_TASK REQUIREMENTS_
Give back, exactly as written, the lines from the beginning of the listing through the one that contains "const heightLabels = ['10".

_RAW DATA_
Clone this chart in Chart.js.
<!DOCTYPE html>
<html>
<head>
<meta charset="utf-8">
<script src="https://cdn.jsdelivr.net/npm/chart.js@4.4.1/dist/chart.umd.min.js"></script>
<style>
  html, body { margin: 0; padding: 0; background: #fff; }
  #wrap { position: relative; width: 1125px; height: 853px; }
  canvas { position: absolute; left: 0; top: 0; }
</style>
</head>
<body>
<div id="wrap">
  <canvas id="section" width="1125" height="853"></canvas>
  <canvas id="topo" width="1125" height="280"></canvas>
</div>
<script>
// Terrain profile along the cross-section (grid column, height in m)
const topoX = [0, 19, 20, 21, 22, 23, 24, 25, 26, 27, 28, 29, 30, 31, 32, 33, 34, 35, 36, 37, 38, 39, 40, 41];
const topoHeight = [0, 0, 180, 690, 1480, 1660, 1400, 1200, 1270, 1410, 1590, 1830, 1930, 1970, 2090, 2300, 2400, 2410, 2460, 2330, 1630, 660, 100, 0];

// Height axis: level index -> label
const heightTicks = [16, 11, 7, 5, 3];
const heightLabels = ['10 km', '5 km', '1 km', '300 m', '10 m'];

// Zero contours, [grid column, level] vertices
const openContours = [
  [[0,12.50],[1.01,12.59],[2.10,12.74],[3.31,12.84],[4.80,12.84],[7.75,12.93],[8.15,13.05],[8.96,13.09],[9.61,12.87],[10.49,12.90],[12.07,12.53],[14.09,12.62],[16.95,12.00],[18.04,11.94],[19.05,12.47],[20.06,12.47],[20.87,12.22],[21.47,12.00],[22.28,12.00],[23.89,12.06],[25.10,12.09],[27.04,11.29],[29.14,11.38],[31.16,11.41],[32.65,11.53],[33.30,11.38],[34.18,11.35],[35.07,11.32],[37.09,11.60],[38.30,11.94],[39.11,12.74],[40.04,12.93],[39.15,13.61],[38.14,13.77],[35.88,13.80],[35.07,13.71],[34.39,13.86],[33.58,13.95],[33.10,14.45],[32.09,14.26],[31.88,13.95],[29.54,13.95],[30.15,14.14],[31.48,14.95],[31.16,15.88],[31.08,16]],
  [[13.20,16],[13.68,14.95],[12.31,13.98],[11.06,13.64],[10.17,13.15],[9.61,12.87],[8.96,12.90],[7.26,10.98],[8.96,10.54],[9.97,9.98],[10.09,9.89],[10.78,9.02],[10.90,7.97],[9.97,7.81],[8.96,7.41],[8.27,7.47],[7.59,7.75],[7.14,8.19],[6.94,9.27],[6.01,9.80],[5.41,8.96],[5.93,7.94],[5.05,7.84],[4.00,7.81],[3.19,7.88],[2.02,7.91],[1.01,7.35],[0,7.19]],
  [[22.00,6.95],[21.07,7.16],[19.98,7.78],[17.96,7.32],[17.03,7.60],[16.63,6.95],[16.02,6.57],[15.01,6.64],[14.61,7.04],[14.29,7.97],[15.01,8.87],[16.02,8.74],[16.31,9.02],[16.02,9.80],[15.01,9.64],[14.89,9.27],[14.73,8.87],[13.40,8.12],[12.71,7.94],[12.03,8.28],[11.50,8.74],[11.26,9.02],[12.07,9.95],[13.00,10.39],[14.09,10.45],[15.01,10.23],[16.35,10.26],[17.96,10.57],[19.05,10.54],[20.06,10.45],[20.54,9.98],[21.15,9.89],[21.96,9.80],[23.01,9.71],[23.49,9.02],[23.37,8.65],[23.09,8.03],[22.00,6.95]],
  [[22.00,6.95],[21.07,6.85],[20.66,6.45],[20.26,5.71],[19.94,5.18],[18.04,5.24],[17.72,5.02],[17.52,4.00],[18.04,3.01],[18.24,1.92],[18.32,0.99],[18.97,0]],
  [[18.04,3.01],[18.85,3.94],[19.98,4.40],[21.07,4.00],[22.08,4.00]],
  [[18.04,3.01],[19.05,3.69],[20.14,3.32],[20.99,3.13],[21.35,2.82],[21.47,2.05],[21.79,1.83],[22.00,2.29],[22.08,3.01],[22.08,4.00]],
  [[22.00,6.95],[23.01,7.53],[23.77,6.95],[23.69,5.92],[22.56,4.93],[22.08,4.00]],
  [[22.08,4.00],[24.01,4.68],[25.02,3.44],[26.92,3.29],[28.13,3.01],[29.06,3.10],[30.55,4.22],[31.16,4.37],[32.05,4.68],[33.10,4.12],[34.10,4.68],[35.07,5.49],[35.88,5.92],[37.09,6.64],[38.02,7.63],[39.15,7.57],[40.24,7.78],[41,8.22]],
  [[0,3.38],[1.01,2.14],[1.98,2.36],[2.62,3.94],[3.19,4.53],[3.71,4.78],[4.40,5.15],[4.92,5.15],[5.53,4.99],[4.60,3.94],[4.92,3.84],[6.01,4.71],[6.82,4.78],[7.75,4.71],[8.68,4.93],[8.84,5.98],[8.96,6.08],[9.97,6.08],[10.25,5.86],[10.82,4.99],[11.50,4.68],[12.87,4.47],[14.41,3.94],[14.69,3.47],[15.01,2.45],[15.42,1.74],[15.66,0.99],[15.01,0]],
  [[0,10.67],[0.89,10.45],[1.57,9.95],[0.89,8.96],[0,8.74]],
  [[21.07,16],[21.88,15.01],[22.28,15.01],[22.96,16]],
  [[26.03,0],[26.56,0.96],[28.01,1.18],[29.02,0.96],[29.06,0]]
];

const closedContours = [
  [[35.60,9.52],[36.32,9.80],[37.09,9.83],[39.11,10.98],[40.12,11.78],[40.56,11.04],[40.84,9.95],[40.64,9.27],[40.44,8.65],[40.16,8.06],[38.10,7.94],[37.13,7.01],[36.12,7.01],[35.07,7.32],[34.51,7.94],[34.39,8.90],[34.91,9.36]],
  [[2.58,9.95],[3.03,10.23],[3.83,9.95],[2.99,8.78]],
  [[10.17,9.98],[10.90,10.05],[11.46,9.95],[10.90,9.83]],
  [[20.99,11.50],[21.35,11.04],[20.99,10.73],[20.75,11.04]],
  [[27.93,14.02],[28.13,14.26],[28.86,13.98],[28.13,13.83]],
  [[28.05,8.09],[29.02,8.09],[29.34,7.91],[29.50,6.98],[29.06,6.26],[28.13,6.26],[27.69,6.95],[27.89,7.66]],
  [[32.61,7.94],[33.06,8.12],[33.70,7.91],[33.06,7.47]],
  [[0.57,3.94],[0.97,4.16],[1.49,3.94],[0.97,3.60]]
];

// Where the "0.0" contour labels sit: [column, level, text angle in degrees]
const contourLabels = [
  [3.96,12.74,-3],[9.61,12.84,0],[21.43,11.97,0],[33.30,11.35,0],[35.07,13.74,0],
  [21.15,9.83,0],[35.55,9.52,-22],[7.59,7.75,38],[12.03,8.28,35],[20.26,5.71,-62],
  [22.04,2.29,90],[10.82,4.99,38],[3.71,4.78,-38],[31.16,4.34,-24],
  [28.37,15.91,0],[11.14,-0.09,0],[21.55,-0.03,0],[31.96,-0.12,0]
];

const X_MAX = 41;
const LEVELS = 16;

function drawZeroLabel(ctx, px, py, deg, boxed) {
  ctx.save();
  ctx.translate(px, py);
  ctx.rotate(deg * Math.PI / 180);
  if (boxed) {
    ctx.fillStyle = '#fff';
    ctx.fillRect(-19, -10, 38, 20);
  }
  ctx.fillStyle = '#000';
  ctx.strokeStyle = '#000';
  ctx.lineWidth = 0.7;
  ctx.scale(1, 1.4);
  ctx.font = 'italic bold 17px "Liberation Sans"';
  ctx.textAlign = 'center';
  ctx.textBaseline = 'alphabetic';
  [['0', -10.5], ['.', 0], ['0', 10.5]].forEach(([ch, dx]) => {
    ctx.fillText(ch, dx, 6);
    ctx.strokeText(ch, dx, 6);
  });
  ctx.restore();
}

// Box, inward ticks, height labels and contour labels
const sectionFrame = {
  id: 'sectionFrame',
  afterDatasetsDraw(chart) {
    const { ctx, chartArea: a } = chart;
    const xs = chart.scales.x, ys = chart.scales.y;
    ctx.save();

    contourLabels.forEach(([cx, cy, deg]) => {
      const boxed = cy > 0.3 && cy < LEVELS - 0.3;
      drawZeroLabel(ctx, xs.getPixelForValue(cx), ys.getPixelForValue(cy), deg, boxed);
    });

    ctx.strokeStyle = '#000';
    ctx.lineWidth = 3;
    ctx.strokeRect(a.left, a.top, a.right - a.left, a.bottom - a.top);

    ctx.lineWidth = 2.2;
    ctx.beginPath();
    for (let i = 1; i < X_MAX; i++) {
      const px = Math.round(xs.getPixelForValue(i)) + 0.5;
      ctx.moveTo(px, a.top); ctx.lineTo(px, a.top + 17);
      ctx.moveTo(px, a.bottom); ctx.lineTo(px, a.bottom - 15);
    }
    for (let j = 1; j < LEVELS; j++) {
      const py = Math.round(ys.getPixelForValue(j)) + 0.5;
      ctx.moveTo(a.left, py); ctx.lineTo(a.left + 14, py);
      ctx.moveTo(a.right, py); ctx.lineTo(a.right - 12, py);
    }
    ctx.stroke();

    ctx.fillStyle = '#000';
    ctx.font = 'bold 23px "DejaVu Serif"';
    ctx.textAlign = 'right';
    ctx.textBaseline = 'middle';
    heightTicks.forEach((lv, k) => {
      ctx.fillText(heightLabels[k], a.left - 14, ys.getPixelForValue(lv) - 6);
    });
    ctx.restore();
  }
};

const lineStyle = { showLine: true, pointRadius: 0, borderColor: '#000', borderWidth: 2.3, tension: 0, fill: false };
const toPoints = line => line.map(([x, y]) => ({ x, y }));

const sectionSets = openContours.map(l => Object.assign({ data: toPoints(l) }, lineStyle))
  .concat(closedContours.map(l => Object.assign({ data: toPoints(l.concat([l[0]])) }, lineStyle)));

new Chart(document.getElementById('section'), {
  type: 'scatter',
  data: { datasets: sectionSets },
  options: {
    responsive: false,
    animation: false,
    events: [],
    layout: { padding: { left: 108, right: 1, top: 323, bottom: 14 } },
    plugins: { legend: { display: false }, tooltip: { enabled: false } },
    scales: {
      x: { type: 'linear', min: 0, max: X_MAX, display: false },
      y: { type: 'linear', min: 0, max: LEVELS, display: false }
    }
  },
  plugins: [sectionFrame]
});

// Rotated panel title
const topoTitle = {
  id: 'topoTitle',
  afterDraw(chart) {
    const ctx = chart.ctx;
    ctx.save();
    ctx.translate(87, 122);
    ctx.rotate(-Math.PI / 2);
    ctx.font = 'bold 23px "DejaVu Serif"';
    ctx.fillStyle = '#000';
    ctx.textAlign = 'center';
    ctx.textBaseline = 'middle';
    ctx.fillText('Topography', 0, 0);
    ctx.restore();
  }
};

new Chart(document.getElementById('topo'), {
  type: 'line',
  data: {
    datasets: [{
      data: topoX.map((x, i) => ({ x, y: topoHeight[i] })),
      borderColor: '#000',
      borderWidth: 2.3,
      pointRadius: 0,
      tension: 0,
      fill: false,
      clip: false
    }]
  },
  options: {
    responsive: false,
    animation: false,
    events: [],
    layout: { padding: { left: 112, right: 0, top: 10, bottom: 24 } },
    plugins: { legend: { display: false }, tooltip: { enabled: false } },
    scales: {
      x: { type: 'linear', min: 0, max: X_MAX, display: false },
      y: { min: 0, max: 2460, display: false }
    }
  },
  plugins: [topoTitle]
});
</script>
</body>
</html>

_WRITTEN ANSWER_
Clone this chart in Chart.js.
<!DOCTYPE html>
<html>
<head>
<meta charset="utf-8">
<script src="https://cdn.jsdelivr.net/npm/chart.js@4.4.1/dist/chart.umd.min.js"></script>
<style>
  html, body { margin: 0; padding: 0; background: #fff; }
  #wrap { position: relative; width: 1125px; height: 853px; }
  canvas { position: absolute; left: 0; top: 0; }
</style>
</head>
<body>
<div id="wrap">
  <canvas id="section" width="1125" height="853"></canvas>
  <canvas id="topo" width="1125" height="280"></canvas>
</div>
<script>
// Terrain profile along the cross-section (grid column, height in m)
const topoX = [0, 19, 20, 21, 22, 23, 24, 25, 26, 27, 28, 29, 30, 31, 32, 33, 34, 35, 36, 37, 38, 39, 40, 41];
const topoHeight = [0, 0, 180, 690, 1480, 1660, 1400, 1200, 1270, 1410, 1590, 1830, 1930, 1970, 2090, 2300, 2400, 2410, 2460, 2330, 1630, 660, 100, 0];

// Height axis: level index -> label
const heightTicks = [16, 11, 7, 5, 3];
const heightLabels = ['10 km', '5 km', '1 km', '300 m', '10 m'];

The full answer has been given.